**Dataset section:**
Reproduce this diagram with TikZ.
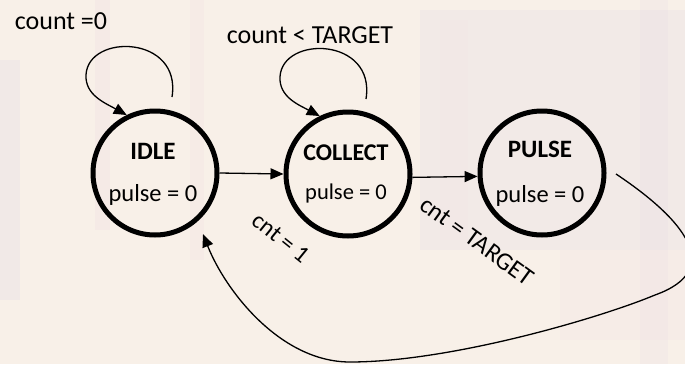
\documentclass[tikz,border=0pt]{standalone}
\usepackage{fontspec}
\setmainfont{Carlito}
\usetikzlibrary{arrows.meta,calc}

\definecolor{paper}{RGB}{248,240,232}
\definecolor{haze}{RGB}{228,218,230}
\definecolor{blush}{RGB}{242,224,228}

\tikzset{
  state/.style={circle,draw=black,line width=5pt,minimum size=124pt,inner sep=0pt},
  statename/.style={font=\bfseries\fontsize{25}{28}\selectfont,inner sep=0pt},
  stateout/.style={font=\fontsize{24.5}{28}\selectfont,inner sep=0pt},
  guard/.style={font=\fontsize{26}{30}\selectfont,inner sep=0pt},
  edge/.style={line width=1.3pt,-{Triangle[length=13pt,width=11pt]}}
}

\begin{document}
\begin{tikzpicture}[x=1pt,y=-1pt]
  % page and a faint backdrop of vertical bands
  \useasboundingbox (0,0) rectangle (685,364);
  \fill[paper] (0,0) rectangle (685,364);
  \begin{scope}
    \clip (0,0) rectangle (685,364);
    \fill[haze,opacity=0.3] (0,60) rectangle (20,300);
    \fill[blush,opacity=0.35] (95,0) rectangle (110,230);
    \fill[blush,opacity=0.25] (190,0) rectangle (204,260);
    \fill[haze,opacity=0.25] (420,10) rectangle (685,250);
    \fill[blush,opacity=0.2] (440,20) rectangle (468,240);
    \fill[haze,opacity=0.2] (640,0) rectangle (668,364);
    \fill[blush,opacity=0.2] (560,250) rectangle (685,340);
  \end{scope}

  % states
  \node[state] (idle)    at (155,173) {};
  \node[state] (collect) at (348,174) {};
  \node[state] (pulse)   at (542,173) {};

  \node[statename] (idleName)    at (153,151) {IDLE};
  \node[stateout]  (idleOut)     at (153,195) {pulse = 0};
  \node[statename,font=\bfseries\fontsize{24}{28}\selectfont] (collectName) at (346,153) {COLLECT};
  \node[stateout,font=\fontsize{22.5}{26}\selectfont] (collectOut) at (346,193) {pulse = 0};
  \node[statename] (pulseName)   at (540,149) {PULSE};
  \node[stateout]  (pulseOut)    at (540,196) {pulse = 0};

  % free ends of the connectors
  \coordinate (idleLoop)    at (172,97);
  \coordinate (collectLoop) at (366,99);
  \coordinate (pulseExit)   at (616,174);
  \coordinate (idleReturn)  at (203,234);

  % self loops
  \draw[edge] (idleLoop) .. controls (182,35) and (88,33) .. (86,75)
              .. controls (85,95) and (105,103) .. (idle.116);
  \draw[edge] (collectLoop) .. controls (376,37) and (282,35) .. (280,77)
              .. controls (279,97) and (299,105) .. (collect.116);

  % forward transitions
  \draw[edge] (idle.east) -- (collect.west);
  \draw[edge] (collect.-3) -- (pulse.183);

  % return from PULSE to IDLE, partly leaving the page on the right
  \begin{scope}
    \clip (0,0) rectangle (685,364);
    \draw[edge] (pulseExit) .. controls (685,220) and (725,270) .. (655,295)
                .. controls (600,318) and (450,362) .. (350,362)
                .. controls (280,362) and (225,290) .. (idleReturn);
  \end{scope}

  % guards
  \node[guard] (guardIdle)    at (61,21)  {count =0};
  \node[guard] (guardCollect) at (310,35) {count < TARGET};
  \node[guard,rotate=-39,font=\fontsize{24}{28}\selectfont] (guardStart) at (281,238) {cnt = 1};
  \node[guard,rotate=-36,font=\fontsize{25}{28}\selectfont] (guardDone)  at (477,241) {cnt = TARGET};
\end{tikzpicture}
\end{document}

**What the task requires:**
Using the material above, set down every line exactly, but skip the pictures.

**Expected output:**
Reproduce this diagram with TikZ.
\documentclass[tikz,border=0pt]{standalone}
\usepackage{fontspec}
\setmainfont{Carlito}
\usetikzlibrary{arrows.meta,calc}

\definecolor{paper}{RGB}{248,240,232}
\definecolor{haze}{RGB}{228,218,230}
\definecolor{blush}{RGB}{242,224,228}

\tikzset{
  state/.style={circle,draw=black,line width=5pt,minimum size=124pt,inner sep=0pt},
  statename/.style={font=\bfseries\fontsize{25}{28}\selectfont,inner sep=0pt},
  stateout/.style={font=\fontsize{24.5}{28}\selectfont,inner sep=0pt},
  guard/.style={font=\fontsize{26}{30}\selectfont,inner sep=0pt},
  edge/.style={line width=1.3pt,-{Triangle[length=13pt,width=11pt]}}
}

\begin{document}
\begin{tikzpicture}[x=1pt,y=-1pt]
  % page and a faint backdrop of vertical bands
  \useasboundingbox (0,0) rectangle (685,364);
  \fill[paper] (0,0) rectangle (685,364);
  \begin{scope}
    \clip (0,0) rectangle (685,364);
    \fill[haze,opacity=0.3] (0,60) rectangle (20,300);
    \fill[blush,opacity=0.35] (95,0) rectangle (110,230);
    \fill[blush,opacity=0.25] (190,0) rectangle (204,260);
    \fill[haze,opacity=0.25] (420,10) rectangle (685,250);
    \fill[blush,opacity=0.2] (440,20) rectangle (468,240);
    \fill[haze,opacity=0.2] (640,0) rectangle (668,364);
    \fill[blush,opacity=0.2] (560,250) rectangle (685,340);
  \end{scope}

  % states
  \node[state] (idle)    at (155,173) {};
  \node[state] (collect) at (348,174) {};
  \node[state] (pulse)   at (542,173) {};

  \node[statename] (idleName)    at (153,151) {IDLE};
  \node[stateout]  (idleOut)     at (153,195) {pulse = 0};
  \node[statename,font=\bfseries\fontsize{24}{28}\selectfont] (collectName) at (346,153) {COLLECT};
  \node[stateout,font=\fontsize{22.5}{26}\selectfont] (collectOut) at (346,193) {pulse = 0};
  \node[statename] (pulseName)   at (540,149) {PULSE};
  \node[stateout]  (pulseOut)    at (540,196) {pulse = 0};

  % free ends of the connectors
  \coordinate (idleLoop)    at (172,97);
  \coordinate (collectLoop) at (366,99);
  \coordinate (pulseExit)   at (616,174);
  \coordinate (idleReturn)  at (203,234);

  % self loops
  \draw[edge] (idleLoop) .. controls (182,35) and (88,33) .. (86,75)
              .. controls (85,95) and (105,103) .. (idle.116);
  \draw[edge] (collectLoop) .. controls (376,37) and (282,35) .. (280,77)
              .. controls (279,97) and (299,105) .. (collect.116);

  % forward transitions
  \draw[edge] (idle.east) -- (collect.west);
  \draw[edge] (collect.-3) -- (pulse.183);

  % return from PULSE to IDLE, partly leaving the page on the right
  \begin{scope}
    \clip (0,0) rectangle (685,364);
    \draw[edge] (pulseExit) .. controls (685,220) and (725,270) .. (655,295)
                .. controls (600,318) and (450,362) .. (350,362)
                .. controls (280,362) and (225,290) .. (idleReturn);
  \end{scope}

  % guards
  \node[guard] (guardIdle)    at (61,21)  {count =0};
  \node[guard] (guardCollect) at (310,35) {count < TARGET};
  \node[guard,rotate=-39,font=\fontsize{24}{28}\selectfont] (guardStart) at (281,238) {cnt = 1};
  \node[guard,rotate=-36,font=\fontsize{25}{28}\selectfont] (guardDone)  at (477,241) {cnt = TARGET};
\end{tikzpicture}
\end{document}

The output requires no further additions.